Director Andrew Gaynord manages to make the temperature of your room rise, your clothes feel tighter, and your heart beat a little faster

Too disturbing to look away, Palmer and Stourton’s immaculately frantic writing left me squirming in my seat but also very much unable to press pause. Director Andrew Gaynord manages to make the temperature of your room rise, your clothes feel tighter, and your heart beat a little faster; it truly is a work of art that plunges the viewer straight into the mindset of the socially paranoid protagonist. 

Capturing the exact moment that panic overrides rationality, All My Friends Hate Me is thought-provoking and encourages self-reflection in a weirdly discreet way. I finished watching only to find myself realising Pete is me… I am Pete. It is so horrifically relatable. Am I laughing at the screen or am I laughing at my own pathetic alikeness to the painstaking awkwardness being displayed? Even sleep brings no respite for Pete, we watch as his worries manifest themselves in perturbing dream-like hallucinations of Claire. 

If a more action-packed, full-steam ahead plot line is what you are after, then I would avoid this stiflingly slow clunker of a screenplay, though some might say that this is precisely the beauty of the film – not much happens yet it so desperately rattles along over the pothole-ridden road of the problematic psyche.
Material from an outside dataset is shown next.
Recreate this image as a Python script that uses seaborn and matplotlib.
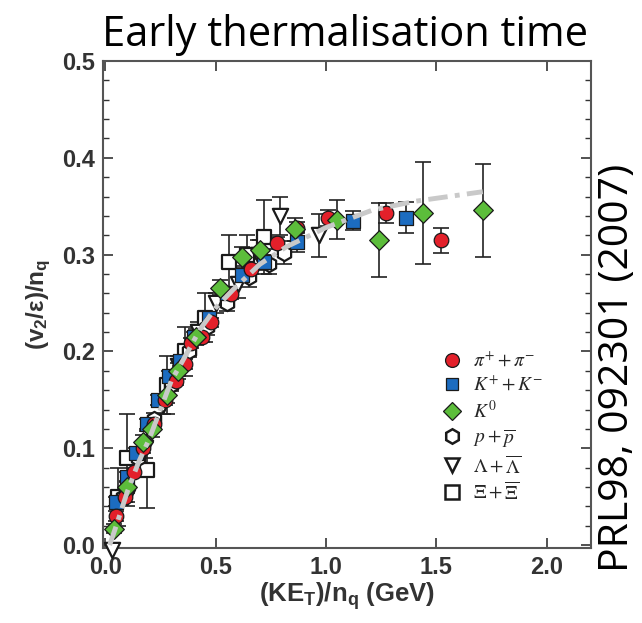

Departing from his slightly less R-rated Thomas and Friends, Stourton’s writing of All My Friends Hate Me lends itself to riskier humour, one aided by Gaynord’s overexaggerated depiction of upper-class millennials. We experience a severe lack of realism ironically disguised by a very much real mentality. Behind the cocaine addictions and pompous pigeon shooting, all you are left with is a series of crude practical jokes. 

So as the credits roll in, is what we need to understand from Pete’s world simply just how to take a joke?